Como o historiador Marc Bloch (1886-1944) bem notou, o tempo é uma categoria fundamental para o estudo da História. Um provérbio árabe diz: “um homem se parece muito mais com seu tempo do que com seus pais”. Ou seja, cabe a quem estuda a História entender as condições de vida adotadas em cada época. O que interessa para os estudos históricos são as rupturas e continuidades, o que se modifica e aquilo que permanece. Ora, como entender as idas e vindas das sociedades humanas sem ter o tempo como base? A História tenta entender as sociedades passadas nos limites colocados em seu próprio tempo. Mas nem sempre essa é uma tarefa simples. Em alguns casos, podemos nos deparar com ideias e práticas muito diferentes das atuais, e que devem trazer estranhamento.

Em nome do discurso oficial da formação do território brasileiro, por exemplo, construiu-se uma narrativa que legitimou extermínio de povos indígenas, saques e um sem número de atrocidades para legitimar o Estado. Por longos tempos, essa história foi edulcorada para gerar sentimentos ufanistas sobre o Brasil potência. Hoje, coexistem esse discurso da pátria gigante e o do extermínio que continua a ser praticado em nome do desenvolvimento. Mudam os atores, mudam as justificativas, mas os questionamentos só são realizados quando há incômodos e silenciamentos que precisam ser apontados.

Foto: Reprodução
Mapa “Terra Brasilis”, de Lopo Homem, Atlas Miller, 1519, Biblioteca Nacional, França

As duas imagens, acima e abaixo, com quase 500 anos de diferença, indicam questões sobre o território brasileiro e demandas que continuam na pauta atual.

Foto: Reprodução
Índios mundurucus cobram demarcação de suas terras, em janeiro de 2017

O estudo das sociedades passadas não funciona como uma chave que abre um baú recheado de respostas para os problemas do presente. Mas, ainda assim, é fundamental para lidarmos com as questões atuais. Não podemos negar que o passado é bastante presente em nossa vida. Nosso modo de viver está impregnado de história: nós carregamos heranças, muitas vezes difusas, das ações das sociedades do passado. Os gregos, ao fundarem a democracia, estabeleceram um legado recuperado e alterado em outros momentos, até chegar aos dias atuais. Ao pensarmos sobre como era definida a democracia na Atenas antiga, podemos estabelecer relações, pensarmos diferenças e semelhanças com a nossa maneira de conceber essa forma de governo. Assim, não basta olharmos para as origens, mas quando nos deparamos com as idas e vindas da História podemos comparar e refletir sobre o nosso tempo. Desse modo, com o estudo da História aguçamos a leitura do tempo presente, enxergando e compreendendo as contradições que se apresentam.
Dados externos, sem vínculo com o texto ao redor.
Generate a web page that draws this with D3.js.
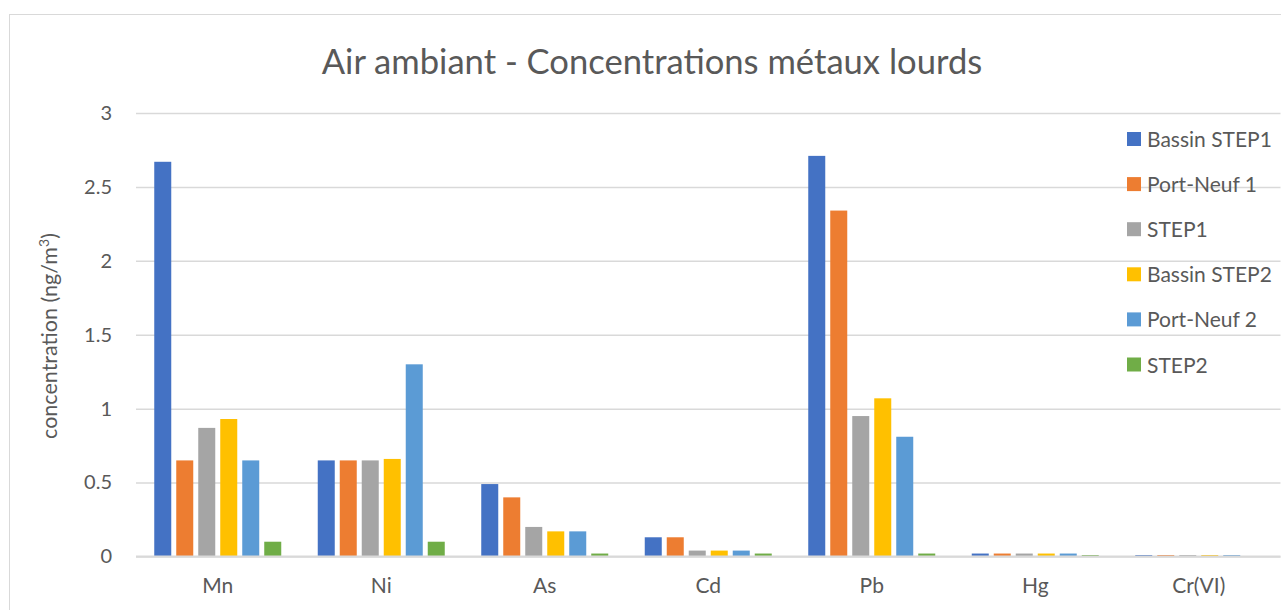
<!DOCTYPE html>
<html>
<head>
<meta charset="utf-8">
<script src="https://cdn.jsdelivr.net/npm/d3@7"></script>
<style>
  body { margin: 0; background: #fff; }
  text { font-family: Lato, "Open Sans", sans-serif; fill: #595959; }
</style>
</head>
<body>
<div id="container"></div>
<script>
// data
const categories = ["Mn", "Ni", "As", "Cd", "Pb", "Hg", "Cr(VI)"];
const seriesNames = ["Bassin STEP1", "Port-Neuf 1", "STEP1", "Bassin STEP2", "Port-Neuf 2", "STEP2"];
const bassinStep1 = [2.67, 0.65, 0.49, 0.13, 2.71, 0.02, 0.01];
const portNeuf1 = [0.65, 0.65, 0.40, 0.13, 2.34, 0.02, 0.01];
const step1 = [0.87, 0.65, 0.20, 0.04, 0.95, 0.02, 0.01];
const bassinStep2 = [0.93, 0.66, 0.17, 0.04, 1.07, 0.02, 0.01];
const portNeuf2 = [0.65, 1.30, 0.17, 0.04, 0.81, 0.02, 0.01];
const step2 = [0.10, 0.10, 0.02, 0.02, 0.02, 0.01, 0];
const yTicks = [0, 0.5, 1, 1.5, 2, 2.5, 3];

const seriesValues = [bassinStep1, portNeuf1, step1, bassinStep2, portNeuf2, step2];
const colors = ["#4472c4", "#ed7d31", "#a5a5a5", "#ffc000", "#5b9bd5", "#70ad47"];

// define constants
const WIDTH = 1281;
const HEIGHT = 610;
const PLOT_LEFT = 136;
const PLOT_RIGHT = 1280.5;
const PLOT_TOP = 113;
const PLOT_BOTTOM = 556.5;

const svg = d3.select("#container")
    .append("svg")
    .attr("width", WIDTH)
    .attr("height", HEIGHT);

// chart border
svg.append("rect")
    .attr("x", 9.5).attr("y", 14.5)
    .attr("width", 1300).attr("height", 700)
    .attr("fill", "#fff")
    .attr("stroke", "#d9d9d9");

const x0 = d3.scaleBand()
    .domain(categories)
    .range([PLOT_LEFT, PLOT_RIGHT]);

const groupW = 127;
const x1 = d3.scaleBand()
    .domain(seriesNames)
    .range([(x0.bandwidth() - groupW) / 2, (x0.bandwidth() + groupW) / 2])
    .paddingInner(0.227);

const y = d3.scaleLinear()
    .domain([0, 3])
    .range([PLOT_BOTTOM, PLOT_TOP]);

// gridlines + y labels
const leftAxis = d3.axisLeft(y)
    .tickValues(yTicks)
    .tickSize(-(PLOT_RIGHT - PLOT_LEFT))
    .tickPadding(24)
    .tickFormat(d3.format("~g"));

svg.append("g")
    .attr("transform", "translate(" + PLOT_LEFT + ",0)")
    .call(leftAxis)
    .call(g => g.select(".domain").remove())
    .call(g => g.selectAll("line").attr("stroke", "#d9d9d9").attr("stroke-width", 1.5))
    .call(g => g.selectAll("text").attr("font-size", 20).attr("fill", "#595959")
        .style("font-family", "Lato, sans-serif"));

// bars
const groups = svg.append("g")
    .selectAll("g")
    .data(categories)
    .enter()
    .append("g")
    .attr("transform", d => "translate(" + x0(d) + ",0)");

groups.selectAll("rect")
    .data((d, i) => seriesNames.map((s, j) => ({ s: s, v: seriesValues[j][i], c: colors[j] })))
    .enter()
    .append("rect")
    .attr("x", d => x1(d.s))
    .attr("y", d => y(d.v))
    .attr("width", x1.bandwidth())
    .attr("height", d => y(0) - y(d.v))
    .attr("fill", d => d.c);

// baseline
svg.append("line")
    .attr("x1", PLOT_LEFT).attr("x2", PLOT_RIGHT)
    .attr("y1", y(0)).attr("y2", y(0))
    .attr("stroke", "#d9d9d9").attr("stroke-width", 2);

// x labels
const bottomAxis = d3.axisBottom(x0).tickSize(0).tickPadding(22);
svg.append("g")
    .attr("transform", "translate(0," + PLOT_BOTTOM + ")")
    .call(bottomAxis)
    .call(g => g.select(".domain").remove())
    .call(g => g.selectAll("text").attr("font-size", 21).attr("fill", "#595959")
        .style("font-family", "Lato, sans-serif"));

// title
svg.append("text")
    .attr("x", 652).attr("y", 74)
    .attr("text-anchor", "middle")
    .attr("font-size", 34.6)
    .text("Air ambiant - Concentrations métaux lourds");

// y axis title
const yTitle = svg.append("text")
    .attr("transform", "translate(57,336) rotate(-90)")
    .attr("text-anchor", "middle")
    .attr("font-size", 21.5);
yTitle.append("tspan").text("concentration (ng/m");
yTitle.append("tspan").attr("font-size", 14).attr("dy", -8).text("3");
yTitle.append("tspan").attr("dy", 8).text(")");

// legend
const legend = svg.append("g")
    .selectAll("g")
    .data(seriesNames)
    .enter()
    .append("g")
    .attr("transform", (d, i) => "translate(1127," + (139 + i * 45.1) + ")");

legend.append("rect")
    .attr("x", 0).attr("y", -7)
    .attr("width", 14).attr("height", 14)
    .attr("fill", (d, i) => colors[i]);

legend.append("text")
    .attr("x", 20).attr("y", 8)
    .attr("font-size", 21)
    .text(d => d);
</script>
</body>
</html>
Escrever, ensinar, fazer História

Nas demandas atuais, outro tema central para a área de História, é lidar com os traumas que marcam as sociedades e que afetam a própria condição humana que compartilhamos. Os totalitarismos, as ditaduras, os modos de segregação e de dizimação étnica, racial e de gênero, por exemplo, abrem perspectivas para contínuos e inesgotáveis questionamentos.

O problema da escrita, da memória e do testemunho é fundamental para um país como o Brasil e para todos os que desejam esquecer de situações de gravíssimas consequências, como as vítimas da ditadura. Como observou Jeanne Marie Gagnebin, na obra Limiar, aura e rememoração (2014), a escrita remete ao que não é para ser esquecido, é nossa luta contra a morte e um processo que transforma tanto os mortos (do passado), quanto os vivos (no presente). E, nas aulas de História, escrevemos, pensamos e ressignificamos constantemente na expectativa de reafirmar que não somos fadados à repetição.